Sorting laundry seems to be a mystery to some so they dump everything in together.
But wait, you say you're using one of those detergents and color catcher cloths that claim you can wash everything together? Don't believe everything you read. (That's where lots of problems begin.)
Clothes need to be sorted by color, fabric type, and weight, and washing instructions. It really isn't so hard. Follow these simple steps and you will soon be doing laundry like a pro.
How to Sort Laundry Before Washing
There are four steps to sorting laundry before washing or cleaning. You can wait until there is a mountain of laundry and the sorting will be tedious. Or since you know that there will be dirty clothes and linens that need to be cleaned each and every day, you can make it simple by sorting laundry as you take off or use each item.
Use separate laundry hampers or a laundry hamper with sorting sections in your closet, bathroom, or central area. If the hamper doesn't have labels, you can add them and even post the rules for laundry hamper for your kids.
One section should be for whites, one section for dark colors, one section for light colors, and one section for dry clean only.
Even if you have to do a bit of last minute decision making when the load is pulled from the hamper, presorting will speed up your laundry routine and help insure your efforts are successful.
Sorting Clothes: Step One
If you are very familiar with your regular laundry, you probably won't have to do this step every time. But if you are teaching a child how to do laundry, it is a very important step. Read the care label on each item in the hamper.
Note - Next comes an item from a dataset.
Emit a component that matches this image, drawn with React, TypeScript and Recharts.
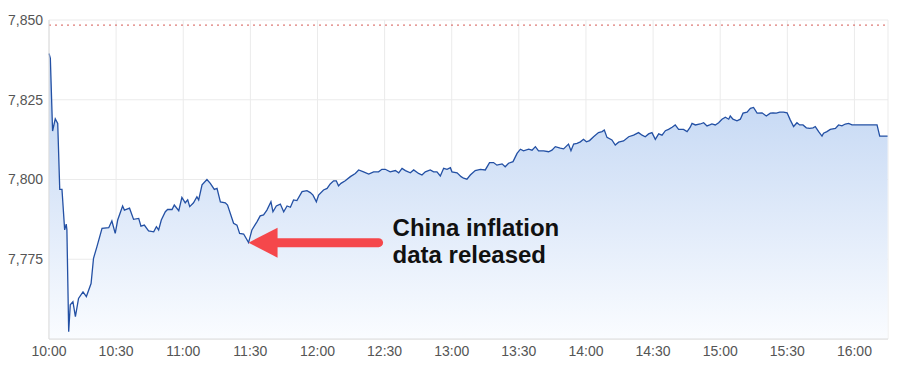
import React from "react";
import {
  AreaChart,
  Area,
  XAxis,
  YAxis,
  CartesianGrid,
  ReferenceLine,
  ReferenceDot,
} from "recharts";

// minutes after 10:00
const minutes = [
  0, 0.6, 1.6, 2.8, 3.9, 4.8, 5.8, 7.0, 7.7, 8.0, 8.8, 9.5, 10.7, 11.8, 13.2,
  15.2, 16.7, 18.8, 19.9, 21.4, 23.7, 26.7, 28.1, 29.6, 30.7, 32.9, 33.7, 36.0,
  37.8, 40.1, 41.1, 42.6, 44.5, 46.8, 48.0, 49.0, 50.2, 52.0, 53.0, 55.0, 56.0,
  58.0, 59.4, 60.9, 62.0, 62.9, 64.6, 66.1, 66.9, 68.4, 70.6, 72.1, 73.9, 75.1,
  76.6, 78.8, 79.8, 82.5, 84.0, 85.2, 87.0, 89.2, 90.7, 93.0, 94.4, 95.9, 97.4,
  99.2, 100.1, 101.6, 103.4, 104.9, 106.4, 107.9, 109.3, 110.8, 113.1, 115.3,
  116.8, 118.0, 119.5, 120.5, 122.7, 124.3, 125.7, 127.2, 128.4, 129.4, 130.5,
  132.4, 134.7, 136.9, 138.4, 140.6, 142.9, 145.1, 147.3, 148.8, 150.3, 152.5,
  154.8, 156.3, 157.8, 159.3, 161.5, 163.0, 165.2, 166.7, 168.2, 170.4, 171.9,
  173.4, 174.9, 176.4, 177.9, 179.4, 180.1, 182.4, 184.2, 185.3, 186.8, 188.3,
  190.5, 192.8, 195.0, 196.9, 198.7, 200.2, 202.5, 203.9, 205.4, 207.4, 209.2,
  210.7, 212.1, 214.4, 215.9, 217.4, 218.8, 221.1, 223.3, 224.8, 226.3, 228.5,
  230.0, 232.2, 233.3, 234.5, 236.0, 237.5, 238.9, 240.2, 241.6, 243.4, 245.6,
  247.2, 248.2, 249.4, 251.6, 253.1, 254.6, 256.8, 259.1, 261.3, 263.5, 265.1,
  266.5, 268.0, 269.5, 271.0, 272.5, 274.0, 275.5, 276.9, 278.5, 279.9, 281.4,
  283.6, 285.2, 286.6, 287.4, 288.9, 291.1, 292.6, 294.1, 295.3, 296.3, 297.8,
  299.3, 300.8, 302.3, 303.8, 304.5, 305.7, 307.5, 309.0, 310.2, 312.0, 313.5,
  314.9, 316.5, 318.7, 320.6, 322.4, 323.6, 325.1, 326.6, 328.3, 329.9, 331.3,
  332.8, 334.3, 335.5, 337.0, 338.5, 340.0, 341.5, 342.5, 344.0, 345.5, 346.2,
  347.7, 349.2, 351.5, 352.9, 354.4, 355.9, 357.4, 358.9, 370.1, 371.3, 374.8,
];

const rate = [
  7839.5, 7838.0, 7815.2, 7819.0, 7817.6, 7796.9, 7796.9, 7784.2, 7786.0, 7784.2,
  7752.3, 7760.7, 7761.7, 7757.0, 7762.7, 7764.8, 7763.3, 7767.4, 7775.3, 7778.9,
  7784.7, 7784.9, 7787.0, 7783.1, 7787.3, 7791.7, 7790.4, 7791.0, 7787.5, 7787.8,
  7785.4, 7785.7, 7783.9, 7783.6, 7785.2, 7784.2, 7787.3, 7789.9, 7790.6, 7790.6,
  7792.0, 7790.2, 7794.4, 7792.7, 7793.6, 7791.5, 7792.7, 7794.6, 7793.6, 7798.3,
  7800.0, 7798.8, 7796.9, 7797.2, 7793.0, 7792.7, 7792.0, 7786.3, 7785.7, 7783.1,
  7782.9, 7780.2, 7784.2, 7786.8, 7788.6, 7788.9, 7790.4, 7793.0, 7789.9, 7791.7,
  7792.3, 7789.9, 7791.7, 7791.3, 7793.6, 7793.4, 7796.2, 7796.5, 7795.9, 7795.1,
  7793.0, 7795.1, 7796.7, 7797.2, 7798.6, 7799.6, 7799.6, 7798.0, 7798.8, 7799.6,
  7800.9, 7801.9, 7803.0, 7802.4, 7801.7, 7802.4, 7802.4, 7803.2, 7803.2, 7802.4,
  7802.8, 7802.1, 7803.5, 7802.8, 7802.1, 7803.0, 7801.9, 7801.4, 7802.4, 7803.0,
  7802.4, 7802.4, 7801.1, 7803.5, 7803.2, 7803.7, 7802.4, 7802.1, 7800.9, 7800.4,
  7800.1, 7801.4, 7802.8, 7803.2, 7803.0, 7805.3, 7805.3, 7804.5, 7804.9, 7804.0,
  7805.1, 7805.6, 7808.2, 7809.5, 7809.0, 7809.5, 7809.2, 7810.3, 7809.0, 7809.0,
  7808.7, 7809.2, 7810.3, 7809.8, 7809.6, 7811.1, 7809.0, 7811.1, 7811.3, 7811.8,
  7812.6, 7811.8, 7812.2, 7813.4, 7814.7, 7815.0, 7815.5, 7813.2, 7812.4, 7810.8,
  7811.7, 7812.1, 7813.4, 7813.9, 7814.7, 7813.9, 7813.4, 7814.3, 7814.7, 7812.6,
  7814.3, 7813.9, 7815.3, 7815.7, 7816.4, 7817.1, 7815.7, 7815.7, 7815.0, 7816.4,
  7817.6, 7817.1, 7817.4, 7817.8, 7816.8, 7817.1, 7817.4, 7817.1, 7817.8, 7818.9,
  7819.5, 7818.9, 7819.9, 7818.9, 7818.4, 7818.9, 7820.8, 7821.1, 7822.3, 7822.6,
  7820.8, 7820.9, 7819.9, 7820.8, 7820.9, 7820.8, 7821.1, 7821.1, 7820.9, 7818.7,
  7816.6, 7817.8, 7817.1, 7817.1, 7816.2, 7816.0, 7816.2, 7816.6, 7815.0, 7813.6,
  7814.5, 7815.0, 7815.7, 7816.0, 7817.1, 7816.8, 7817.4, 7817.6, 7817.1, 7817.1,
  7813.6, 7813.6,
];

const xTicks = [0, 30, 60, 90, 120, 150, 180, 210, 240, 270, 300, 330, 360];
const xLabels = [
  "10:00", "10:30", "11:00", "11:30", "12:00", "12:30", "13:00",
  "13:30", "14:00", "14:30", "15:00", "15:30", "16:00",
];
const yTicks = [7775, 7800, 7825, 7850];
const yLabels = ["7,775", "7,800", "7,825", "7,850"];

const previousClose = 7848.4;
const releaseTime = 89.2;
const releaseRate = 7780.2;
const noteLines = ["China inflation", "data released"];

const data = minutes.map((t, i) => ({ t, v: rate[i] }));

const tickStyle = {
  fontSize: 14,
  fill: "#555",
  fontFamily: "'Liberation Sans', Arial, sans-serif",
};

function ReleaseArrow(props: any) {
  const { cx, cy } = props;
  const red = "#f5474b";
  return (
    <g>
      <line
        x1={cx + 24}
        y1={cy}
        x2={cx + 130}
        y2={cy}
        stroke={red}
        strokeWidth={9}
        strokeLinecap="round"
      />
      <polygon
        points={`${cx},${cy} ${cx + 29},${cy - 15} ${cx + 29},${cy + 15}`}
        fill={red}
      />
      <text
        x={cx + 144}
        y={cy - 7}
        fontSize={24}
        fontWeight="bold"
        fill="#111"
        fontFamily="'Liberation Sans', Arial, sans-serif"
      >
        <tspan x={cx + 144}>{noteLines[0]}</tspan>
        <tspan x={cx + 144} dy={27.5}>
          {noteLines[1]}
        </tspan>
      </text>
    </g>
  );
}

export default function App() {
  return (
    <AreaChart
      width={892}
      height={367}
      data={data}
      margin={{ top: 12, right: 12, bottom: 6, left: 0 }}
    >
      <defs>
        <linearGradient id="rateFill" x1="0" y1="0" x2="0" y2="1">
          <stop offset="0%" stopColor="#bcd2f2" stopOpacity={1} />
          <stop offset="100%" stopColor="#fafcff" stopOpacity={1} />
        </linearGradient>
      </defs>
      <CartesianGrid stroke="#ebebeb" />
      <XAxis
        dataKey="t"
        type="number"
        domain={[0, 375]}
        ticks={xTicks}
        tickFormatter={(v: number) => xLabels[xTicks.indexOf(v)]}
        axisLine={{ stroke: "#dcdcdc" }}
        tickLine={false}
        tickMargin={1}
        height={30}
        tick={tickStyle}
        interval={0}
      />
      <YAxis
        type="number"
        domain={[7750, 7850]}
        ticks={yTicks}
        tickFormatter={(v: number) => yLabels[yTicks.indexOf(v)]}
        axisLine={{ stroke: "#dcdcdc" }}
        tickLine={false}
        tickMargin={0}
        width={41}
        tick={tickStyle}
        interval={0}
      />
      <ReferenceLine
        y={previousClose}
        stroke="#d65a55"
        strokeDasharray="2 4"
        strokeWidth={1}
      />
      <Area
        type="linear"
        dataKey="v"
        stroke="#2350a4"
        strokeWidth={1.3}
        fill="url(#rateFill)"
        fillOpacity={1}
        isAnimationActive={false}
        dot={false}
        activeDot={false}
      />
      <ReferenceDot
        x={releaseTime}
        y={releaseRate}
        r={0}
        shape={ReleaseArrow}
        isFront
      />
    </AreaChart>
  );
}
The label will tell you whether an item can be machine washed and even at what what temperature and how to dry it. Place all clothes that are labeled, “wash separately” or “hand wash” into a separate pile.
If you are a novice on how to do laundry if it says “dry clean only”, believe the label and place it in a bag to take to a professional dry cleaner. With some experience, you will learn that some items labeled as dry clean only can be hand washed. You'll also learn how to use a DIY home dry cleaning kit in your dryer.
Sorting Clothes: Step Two
Once the hand wash and dry clean only clothes are separated, sort the remaining washable laundry by color. Whites, pastels, light gray, and white background prints will go in one pile. Dark colored clothes–black, red, navy, brown, dark gray–go in another pile.
Sorting Clothes: Step Three
Sort each pile one more time by type of fabric. For instance, in the white/light colored pile separate towels and sheets from blouses, slacks, and underwear or lingerie.
In the dark colors, separate t-shirts and jeans from lighter weight items like blouses and dress shirts. If you have dark towels or blankets, separate them from clothes to reduce lint, never wash lint producing fabrics and lint attracting fabrics together!
Sorting Clothes: Step Four
Not everyone will need to do this step but if you have heavily soiled items with ground-in dirt or oily stains like motor oil or lots of cooking oil stains, sort as usual but wash these items separately. This will prevent heavy soil from redepositing on other clothing. It will also prevent strong odors from transferring to other fabrics.
Don't make this a habit, but if there are not enough items to make up a full machine load of each type of fabric and you are in a hurry, you can wash all of each color together.
Just be sure to choose the washer cycle and use cold water to fit the most delicate garments in the load.